Jonathan Pototschnick: Yeah, next time. Okay. Oh, I mean, there is one that stands out above all others in such an obvious way. So we had not initially intended to sell the business so soon. We wanted to build the business to at least double the revenue that we had at the time of exit, but for a variety of reasons, what we were seeing in the market, we just thought there was an opportunity. And then we got motivated like, "Hey, it may be cool to go do something different life."

And so we ended up doing it. Had we known that we were going to exit the business, and I would guess that most know, maybe you're building in that direction or when you finally make that decision, you've got a good amount of time until that happens. Maybe you're doing some prep. The number one thing hands down that I would do different is, here's how I put it. And don't get caught up in my numbers. Imagine your CAC's $1,500 to acquire a client. And imagine that that client's worth say $7,000 a year. And this is a big multiple, but just for the sake of simple math, let's say you could get a 10 times revenue. And I know that's not gonna, the market's changed, I understand all that. But that client, that revenue is potentially worth $70,000 at the exit to you, if that makes sense.

Okay. Well, in my world, we had millions of dollars in the bank. We had never raised capital. We had never used a line of credit. We were conservative, but we could have kept pumping. I could have gone to $3,500 on CAC per client. I should have gone faster and I should have spent every dollar we had, frankly, you know, in savings.

Because the example is I'd be trading $3,500 of spend to acquire a client that is worth, in my rough math here just to make a point, $70,000 at exit. And so you could cut that math in half, you could change the multiple, maybe you get a three or a five times gross revenue, whatever, but think about that. There's no place you can park money and get a better return on money than that kind of math I just gave you. 

And so we would've spent more of our money and pushed harder. Even if our CAC went up, it would've been really well worth it to us. Now, we would've also been very cognizant, like we were, of making sure that we are staying within certain metrics and hitting certain numbers, because there are, you know, there are numbers and there's data that the buyer is looking at that absolutely impacts your valuation. Well, one of that very critical data is speed of growth. And so what I just described also generally helps speed of growth. That's the single biggest thing. 

Oh, I'll add one more. Most likely they're all gonna raise the price.

Well, had we taken the price increase before the transaction and had a little time for trailing revenue, trailing earnings, I think that would've netted us another 10 million at least. If not more.

Mike Lyon: Yeah, the pricing thing is really interesting because over our career we found that. Almost without exception, the price is too low of founder-led businesses for what they're charging for the product. And I think a lot of it has to do with when you're bootstrapped, you really don't wanna lose that sale overprice. 

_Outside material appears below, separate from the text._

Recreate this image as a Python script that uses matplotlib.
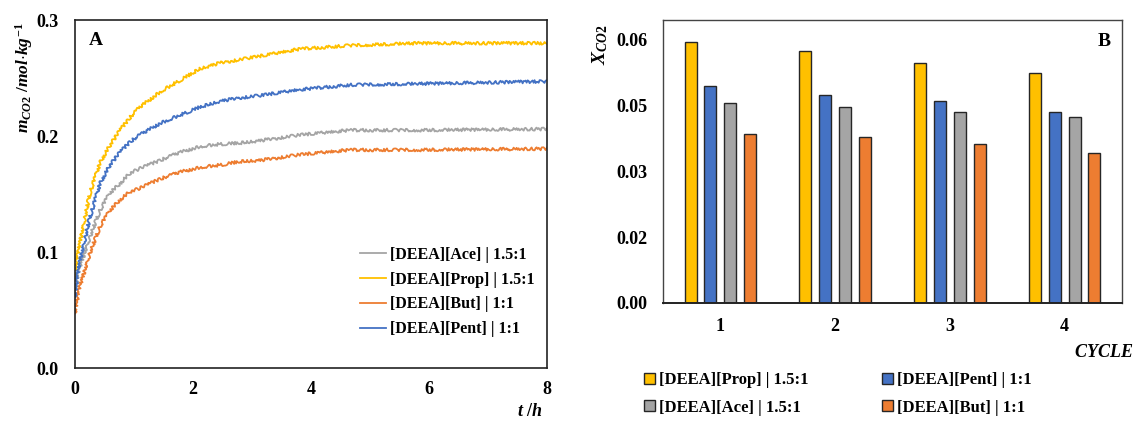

But if you think about it in the context of the broader business, you should lose a few sales overprice, right? That should, that should happen from time to time to make sure you're optimizing it. So I think we see that a lot. I think there's a lot of founders out there that are jealous of you that, you know, you had that much profitability at that scale and could have spent a lot more, some of them are trying to figure out, should I do the next VC round and give up another 20%? 

Jonathan Pototschnick: I understand what I'm saying. But was just an incredibly valuable- and I think about that with any other business though. When you've got something that is producing revenue and you can acquire more clients by just simply spending more, what's that trade that you may or may not be making? You know, should you decide that if you're trying to build max value?

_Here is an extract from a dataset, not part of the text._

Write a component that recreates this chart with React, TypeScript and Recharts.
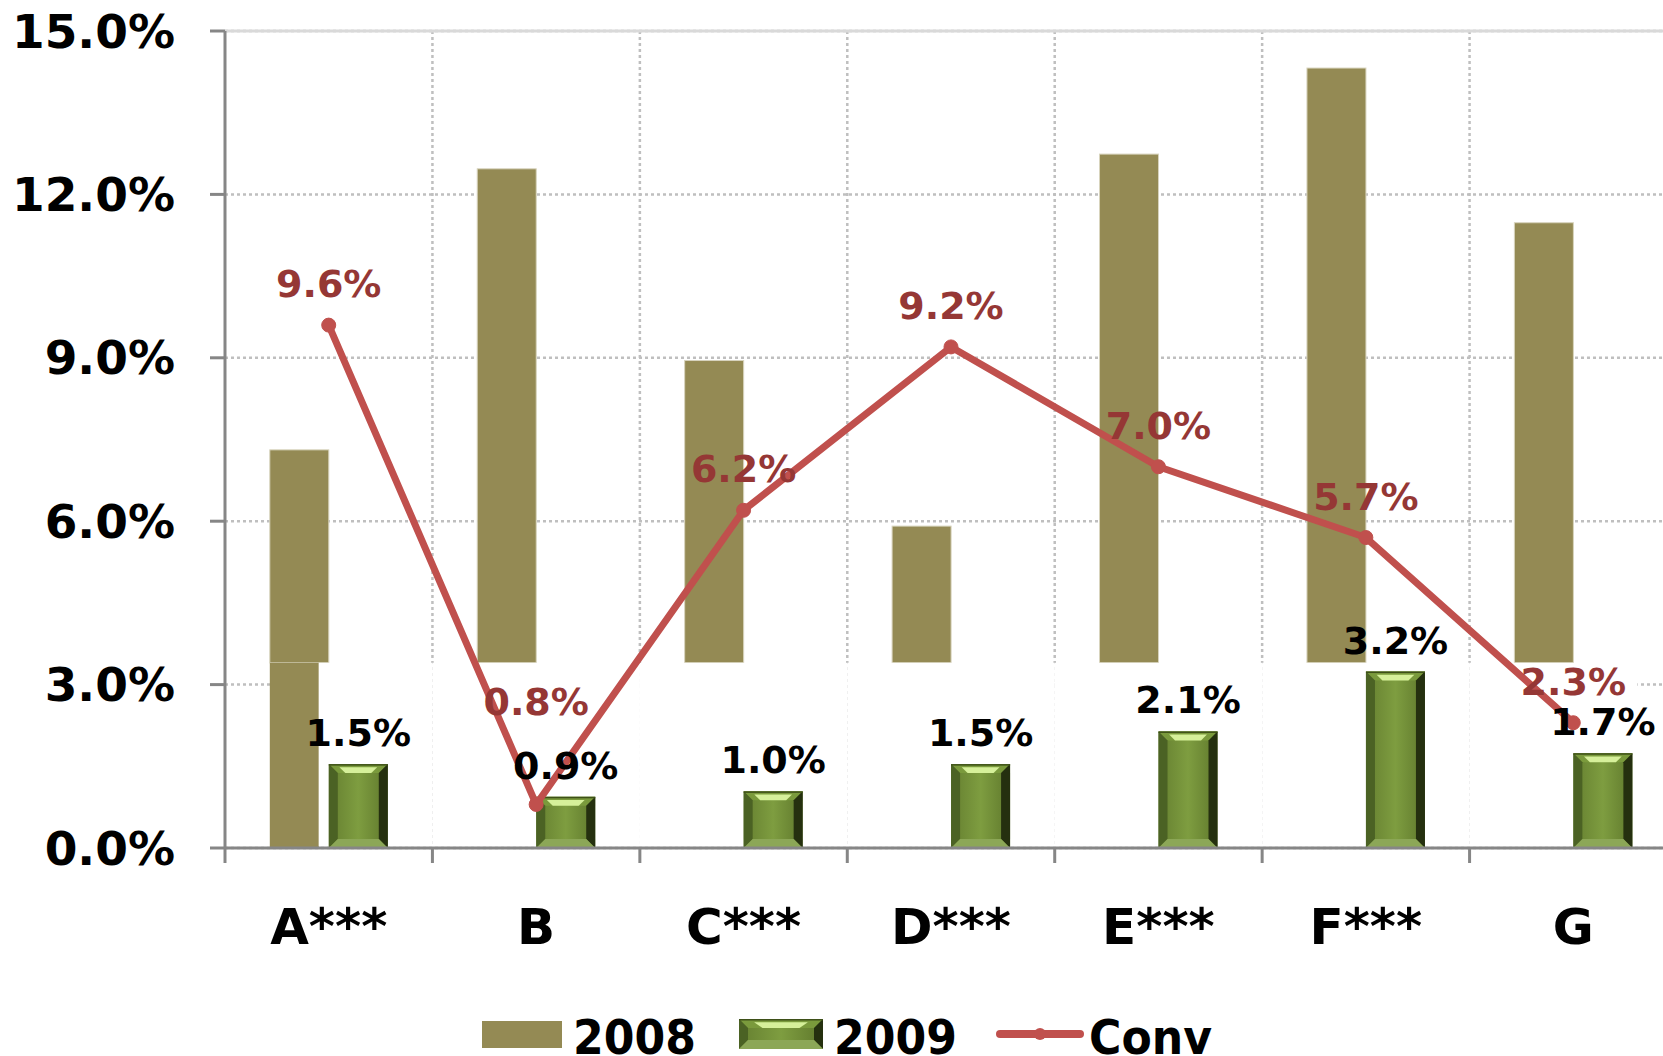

Mike Lyon: Absolutely. All right. Our traditional last question here. What's your best piece of advice for founders who are looking to build a world-class SaaS business? Or you might have already given it? I don't know with that that last answer.

Jonathan Pototschnick: I gotta think about that for a moment. If you're building to hold for the long term or building your horizon of exit's way out there, I really like building a phenomenal product with a really strong marketing-oriented focus. 

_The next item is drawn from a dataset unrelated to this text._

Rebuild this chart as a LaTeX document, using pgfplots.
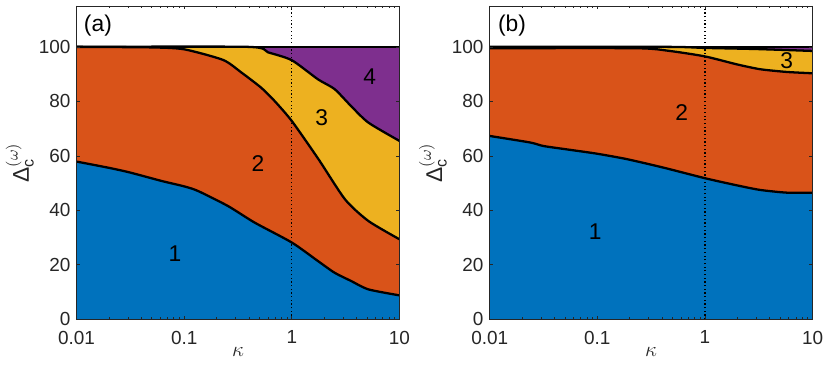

So I'll give you two things that come to mind here. I am very thankful that we started as a marketing-driven organization and not a sales-driven organization. This is very much a personal opinion. When we went through our process, I felt that because we had built this business so successfully from a marketing-driven approach, that  was very much respected and valued. And it wanted to be protected after we did the deal because the majority of the PE companies have experienced building sales-driven organizations and bringing in sales teams, and so that was very attractive.

 The cost of acquisition on a marketing-driven, from my experience, I can't speak to everyone, is the economics are vastly better on a marketing-driven organization than they are in a sales-driven organization if you only pick one channel.

But the reason most companies don't build a marketing-driven organization is because it's a longer investment cycle. It's just different and it's easier to immediately juice up the sales by bringing in the sales team. And so my opinion is if you're building something great that you want to have for a long period of time, you want to build that marketing side. It's very durable and it's very valuable and it allows you to grow, it's frankly probably what made it possible for us to grow without raising a bunch of capital. Because the sell side's just so much more expensive. And then as we did, we moved to the sell side in time. I really liked that strategy. It's how I would do it again. 

The other one I would say, and this is not for everyone, is if I could do it all over again, a hundred percent I would do the Academy approach, but this time I would bring the Academy approach to every single client in the technology. So I wouldn't just teach a group, I would teach everyone that's a user of the technology, how to build their company, and that would be built into the technology. It would be part of the technology. So those are two things, big things that I think of that would've just made for an even better business.

Mike Lyon: I think those are great pieces of advice on the marketing-driven side. I think every once in a while we'll see a SaaS business that is so good at sales, they're so good at closing out leads, it actually hurts the retention a lot. Because they sign up customers that probably shouldn't be customers and then that has some negative impacts and externalities down the road. And as you know, if the retention gets too low, that totally changes the valuation paradigm. So I think that's great advice and insight. 

Well, Jonathan thanks so much for joining us on the Path to Exit. Appreciate all your insights and it was good to get together again. 

Jonathan Pototschnick: Oh, happy to do it. Good seeing you.